Friday Fun: Fusing Bikes Into Copenhagen's Landscape

The simple beauty of integrated sustainable transport is captured here by RAFAA’s concept for a revamped bikeshare system in Copenhagen. Photo courtesy of RAFAA.

Copenhagen has often been featured here for bike-related fun. From a suburban cycle super highway to an urban bicycle library, Denmark’s capital has truly established itself as a biker’s paradise for its good deeds done for pedals. A Swiss firm wants to solidify that top spot with some gorgeous new concepts for bikesharing stations, removing the intermediaries between wheel, dock and road.

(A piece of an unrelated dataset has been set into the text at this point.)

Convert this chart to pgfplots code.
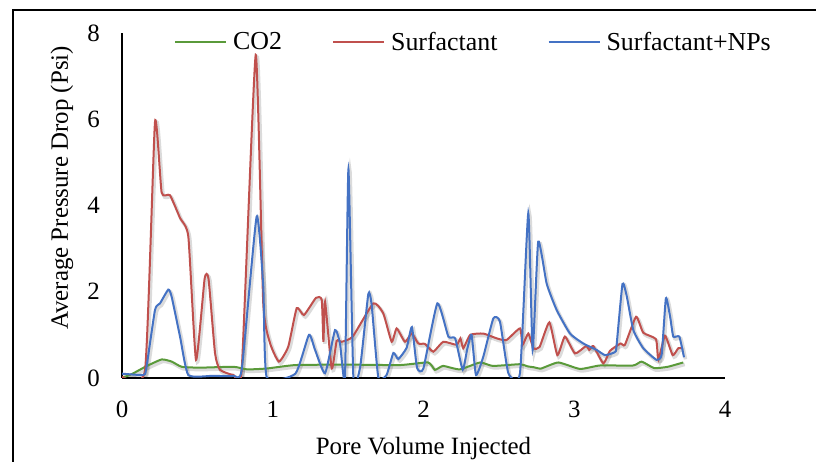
\documentclass[border=0pt]{standalone}
\usepackage{fontspec}
\setmainfont{Liberation Serif}
\usepackage{pgfplots}
\usepackage{pgfplotstable}
\pgfplotsset{compat=1.18}
\definecolor{cgreen}{HTML}{5A9A3A}
\definecolor{cred}{HTML}{C0504D}
\definecolor{cblue}{HTML}{4472C4}

\pgfplotstableread{
x y
0 0.0
0.07 0.1
0.16 0.27
0.263 0.43
0.33 0.38
0.396 0.26
0.52 0.24
0.74 0.26
0.83 0.2
0.96 0.22
1.15 0.3
1.5 0.31
1.844 0.30
2.03 0.36
2.076 0.19
2.13 0.28
2.24 0.2
2.375 0.36
2.46 0.28
2.64 0.32
2.69 0.27
2.73 0.25
2.78 0.22
2.894 0.36
3.038 0.21
3.17 0.29
3.39 0.29
3.447 0.38
3.53 0.23
3.62 0.26
3.723 0.36
}\cotwo

\pgfplotstableread{
x y
0 0.03
0.153 0.19
0.219 5.94
0.263 4.30
0.318 4.24
0.385 3.71
0.44 3.28
0.491 0.42
0.548 2.30
0.574 2.30
0.617 0.58
0.65 0.19
0.74 0.07
0.794 0.19
0.887 7.49
0.937 1.73
0.982 0.81
1.041 0.38
1.103 0.73
1.159 1.62
1.207 1.46
1.287 1.86
1.325 1.81
1.336 0.84
1.347 1.77
1.391 0.22
1.424 0.86
1.457 0.84
1.53 0.96
1.667 1.73
1.733 1.50
1.789 0.84
1.822 1.15
1.877 0.84
1.922 1.03
1.966 0.80
2.01 0.79
2.065 0.61
2.131 0.84
2.22 0.77
2.245 0.92
2.264 0.69
2.31 1.0
2.397 1.03
2.485 0.92
2.55 0.88
2.64 1.15
2.657 0.77
2.695 1.03
2.73 0.69
2.77 0.72
2.835 1.29
2.888 0.53
2.938 0.96
3.005 0.57
3.078 0.74
3.10 0.65
3.127 0.74
3.193 0.34
3.237 0.63
3.307 0.80
3.336 0.77
3.41 1.42
3.458 1.05
3.542 0.90
3.558 0.42
3.602 0.98
3.653 0.53
3.69 0.69
3.719 0.69
}\surf

\pgfplotstableread{
x y
0 0.1
0.141 0.07
0.16 0.2
0.219 1.58
0.252 1.73
0.307 2.05
0.329 1.89
0.385 0.96
0.44 0.07
0.6 0.05
0.74 0.05
0.794 0.19
0.893 3.74
0.937 2.13
0.96 0.02
1.15 0.1
1.24 1.0
1.28 0.66
1.347 0.11
1.413 1.11
1.446 0.8
1.479 0.0
1.502 4.84
1.535 0.0
1.58 0.26
1.634 1.95
1.656 1.7
1.70 0.02
1.755 0.07
1.80 0.58
1.833 0.44
1.888 0.7
1.923 1.18
1.957 0.24
1.999 0.22
2.092 1.73
2.165 0.96
2.21 0.92
2.26 0.19
2.29 0.67
2.319 1.0
2.348 0.07
2.397 0.5
2.463 1.38
2.507 1.31
2.563 0.11
2.64 0.11
2.695 3.82
2.724 0.65
2.761 3.16
2.817 2.19
2.883 1.58
2.972 1.03
3.06 0.80
3.149 0.65
3.204 0.53
3.27 0.6
3.28 0.73
3.32 2.18
3.348 1.9
3.392 1.11
3.458 0.69
3.546 0.42
3.58 0.55
3.608 1.85
3.636 1.42
3.657 0.96
3.697 0.96
3.728 0.48
}\surfnp

\begin{document}
\begin{tikzpicture}
\path[use as bounding box] (0,0) rectangle (816bp,462bp);
\draw[line width=1.5bp] (13bp,-5bp) -- (13bp,452bp) -- (821bp,452bp);
\begin{axis}[
  at={(122bp,84bp)}, anchor=south west,
  scale only axis, width=603bp, height=345bp,
  xmin=0, xmax=4, ymin=0, ymax=8,
  xtick={0,1,2,3,4}, ytick={0,2,4,6,8},
  axis x line=bottom, axis y line=left,
  axis line style={-, line width=1.5bp, black},
  major tick length=0pt,
  font=\fontsize{25}{30}\selectfont,
  /pgf/number format/assume math mode=true,
  yticklabel style={anchor=east, inner sep=0pt, xshift=-22bp},
  xticklabel style={anchor=north, inner sep=0pt, yshift=-23bp},
  every axis x label/.style={at={(rel axis cs:0.5,-0.203)}, anchor=center},
  every axis y label/.style={at={(rel axis cs:-0.0995,0.551)}, rotate=90, anchor=center},
  xlabel={Pore Volume Injected},
  ylabel={Average Pressure Drop (Psi)},
  legend columns=3,
  legend style={at={(rel axis cs:0.0862,0.974)}, anchor=west, draw=none, fill=none,
    inner sep=0pt, font=\fontsize{26}{30}\selectfont,
    nodes={inner sep=0pt},
    /tikz/every odd column/.append style={column sep=6bp},
    /tikz/every even column/.append style={column sep=50bp}},
  legend image code/.code={\draw[#1] (0bp,0bp) -- (51bp,0bp);},
  every axis plot/.append style={line width=2bp, smooth, tension=0.3},
]
\addplot[black, opacity=0.14, line width=3.5bp, shift={(1.5bp,-2bp)}, forget plot] table {\cotwo};
\addplot[black, opacity=0.14, line width=3.5bp, shift={(1.5bp,-2bp)}, forget plot] table {\surf};
\addplot[black, opacity=0.14, line width=3.5bp, shift={(1.5bp,-2bp)}, forget plot] table {\surfnp};
\addplot[cgreen] table {\cotwo};
\addlegendentry{CO2}
\addplot[cred] table {\surf};
\addlegendentry{Surfactant}
\addplot[cblue] table {\surfnp};
\addlegendentry{Surfactant+NPs}
\end{axis}
\end{tikzpicture}
\end{document}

This system design is just plain cool: each bike will be equipped with Wi-Fi and GPS, made interactive with a monitor betwixt the handlebars, providing seamless navigation.

A RAFFA concept bike. Photo courtesy of RAFAA

Rafael Schmidt of RAFAA crafted this bike sharing system that sports futuristic looking bikes, whose stations will avoid cumbersome docks and either meld into the ground, scale up walls, or sink beneath the street surface. The elegantly designed bikes feature chainless pedals and a pay system built into the bike itself, rather than at a station hub. As it stands now, the ByCyklen bikeshare system is widely spread and technically free, with a deposit of 20 Danish kroner (about US$3.50).

According to the design team, if Copenhagen is to reach “50 percent of all trips [made by bike] by 2015, approximately 25,000 bicycles have to be integrated into the urban fabric…need[ing] 20,000 square meters of storage space.” RAFAA’s bikeshare would be ceaselessly cool and allow for that space by integrating these waifs of bikes into, above and below the urbanscape.

Bikes being “driven” up the wall. Photo courtesy of RAFAA.